Weber State guard Scott Bamforth (4) tries to take the ball from Texas-Arlington forward LaMarcus Reed during an NCAA college basketball game Saturday, Feb. 18, 2012, in Ogden, Utah.
Nicholas Draney, AP
OGDEN — The Texas Arlington men's basketball team probably won't be scheduling any more trips to Utah any time soon.
And that's too bad, because the visiting Mavericks and the Wildcats of Weber State put on a mighty entertaining show in their BracketBuster matchup Saturday night at the Dee Events Center.
Weber State pulled out a narrow 72-70 victory, snapping the Texas team's 16-game winning streak in a game which wasn't decided until the final, frantic second when the Mavericks stole the ball and put up a last-gasp, 3-point bomb that missed as an appreciative crowd of 8,952 held its collective breath. As it turned out, the shot was ruled to have been taken after the final buzzer anyhow.

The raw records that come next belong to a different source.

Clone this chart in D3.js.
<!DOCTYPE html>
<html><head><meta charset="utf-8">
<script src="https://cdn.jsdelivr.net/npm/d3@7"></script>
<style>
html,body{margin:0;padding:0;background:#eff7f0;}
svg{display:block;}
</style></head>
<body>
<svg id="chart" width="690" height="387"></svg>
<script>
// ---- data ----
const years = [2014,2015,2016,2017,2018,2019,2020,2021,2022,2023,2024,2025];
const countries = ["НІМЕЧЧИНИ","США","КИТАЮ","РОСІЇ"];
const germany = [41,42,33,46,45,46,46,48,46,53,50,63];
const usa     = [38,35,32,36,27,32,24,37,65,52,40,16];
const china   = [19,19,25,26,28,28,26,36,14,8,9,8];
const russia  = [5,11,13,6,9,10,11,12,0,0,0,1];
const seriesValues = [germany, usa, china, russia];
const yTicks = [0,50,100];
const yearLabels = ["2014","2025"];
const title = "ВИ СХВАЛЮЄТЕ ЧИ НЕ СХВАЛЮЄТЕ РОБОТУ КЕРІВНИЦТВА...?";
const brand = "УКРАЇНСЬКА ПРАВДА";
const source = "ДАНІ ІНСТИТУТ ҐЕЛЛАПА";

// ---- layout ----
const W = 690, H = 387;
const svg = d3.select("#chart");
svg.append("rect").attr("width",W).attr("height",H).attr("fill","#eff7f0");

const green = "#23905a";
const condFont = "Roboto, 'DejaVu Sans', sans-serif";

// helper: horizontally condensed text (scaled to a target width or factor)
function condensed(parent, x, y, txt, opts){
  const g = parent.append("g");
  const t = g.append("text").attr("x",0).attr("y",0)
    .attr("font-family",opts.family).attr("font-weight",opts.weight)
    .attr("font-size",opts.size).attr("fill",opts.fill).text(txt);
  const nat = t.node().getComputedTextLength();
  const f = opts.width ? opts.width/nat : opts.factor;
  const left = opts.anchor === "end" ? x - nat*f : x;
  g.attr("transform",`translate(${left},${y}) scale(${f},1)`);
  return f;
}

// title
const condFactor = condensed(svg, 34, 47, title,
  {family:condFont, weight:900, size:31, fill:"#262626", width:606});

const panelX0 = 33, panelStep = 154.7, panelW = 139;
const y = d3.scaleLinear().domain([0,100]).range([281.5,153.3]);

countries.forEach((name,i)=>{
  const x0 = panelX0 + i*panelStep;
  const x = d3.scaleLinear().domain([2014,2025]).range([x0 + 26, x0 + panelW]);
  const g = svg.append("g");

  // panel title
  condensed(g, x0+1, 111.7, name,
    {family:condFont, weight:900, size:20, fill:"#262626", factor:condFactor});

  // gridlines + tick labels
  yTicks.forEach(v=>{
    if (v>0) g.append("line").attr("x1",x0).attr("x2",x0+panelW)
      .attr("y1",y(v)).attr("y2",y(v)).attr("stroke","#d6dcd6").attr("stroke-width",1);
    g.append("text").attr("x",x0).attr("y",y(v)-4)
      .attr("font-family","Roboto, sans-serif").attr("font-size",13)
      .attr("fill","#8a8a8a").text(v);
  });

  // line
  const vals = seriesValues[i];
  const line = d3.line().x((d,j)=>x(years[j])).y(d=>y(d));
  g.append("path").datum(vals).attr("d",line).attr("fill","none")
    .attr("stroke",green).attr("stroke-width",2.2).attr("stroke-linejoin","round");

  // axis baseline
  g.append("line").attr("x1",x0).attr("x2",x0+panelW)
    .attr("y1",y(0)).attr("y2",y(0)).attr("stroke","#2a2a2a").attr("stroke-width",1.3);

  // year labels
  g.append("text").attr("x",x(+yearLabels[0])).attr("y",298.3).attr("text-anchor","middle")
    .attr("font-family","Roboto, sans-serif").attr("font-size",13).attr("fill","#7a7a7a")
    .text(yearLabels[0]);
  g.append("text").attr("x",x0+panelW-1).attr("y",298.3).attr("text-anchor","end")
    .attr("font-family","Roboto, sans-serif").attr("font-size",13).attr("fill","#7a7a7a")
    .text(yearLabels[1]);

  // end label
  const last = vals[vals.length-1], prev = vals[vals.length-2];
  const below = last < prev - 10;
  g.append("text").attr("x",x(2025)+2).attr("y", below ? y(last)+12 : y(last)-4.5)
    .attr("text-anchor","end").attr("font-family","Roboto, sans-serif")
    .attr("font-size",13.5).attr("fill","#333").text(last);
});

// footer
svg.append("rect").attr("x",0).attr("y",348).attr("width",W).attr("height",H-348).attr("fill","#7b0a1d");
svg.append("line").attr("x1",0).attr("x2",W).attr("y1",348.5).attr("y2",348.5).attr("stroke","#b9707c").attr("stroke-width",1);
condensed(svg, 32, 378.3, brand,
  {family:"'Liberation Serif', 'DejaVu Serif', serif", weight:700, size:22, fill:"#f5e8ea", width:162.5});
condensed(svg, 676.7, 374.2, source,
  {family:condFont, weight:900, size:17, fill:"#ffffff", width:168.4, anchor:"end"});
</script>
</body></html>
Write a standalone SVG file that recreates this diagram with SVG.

The Wildcats (22-4, 13-1 Big Sky) ran their home-court record this season to 15-0 — the best unbeaten home mark in school history — as they prepare to finish conference regular-season play with games on the road at Northern Colorado and Montana, needing to win them both for the right to host the Big Sky postseason tournament March 8-9.
The Southland Conference-leading Texas Arlington (20-6, 12-0) hadn't been beaten since suffering a December setback at Utah State.
"That second half, it was just a good old-fashioned fist fight," said WSU coach Randy Rahe. "(It was) two teams trying to play really hard and compete and just do whatever it took to win, and we just happened to hold on there towards the end.
"I thought the story of the second half was I thought we rebounded better, and I thought we defended them a little bit better, but I thought the 3-point shot for us was huge in the second half, and we were able to knock some down (10-of-20 after intermission). ... And we needed every one of those 3s tonight.
"Any time you play in these types of games, it makes you better," Rahe said. "And we're still trying to get better as a team."
Junior guard Scott Bamforth, who was 1-of-6 from 3-point range in first half, got it going after halftime, knocking down 4-of-6 shots from beyond the arc on the way to a game-high 19 points. He hit three 3s in a row in a 14-0 run early in the second half that turned the Wildcats six-point deficit into an eight-point lead.
"I just stayed confident; we always stay confident," Bamforth said. "We just shared the ball so well and I ended up being open, and I was able to knock some down in the second half."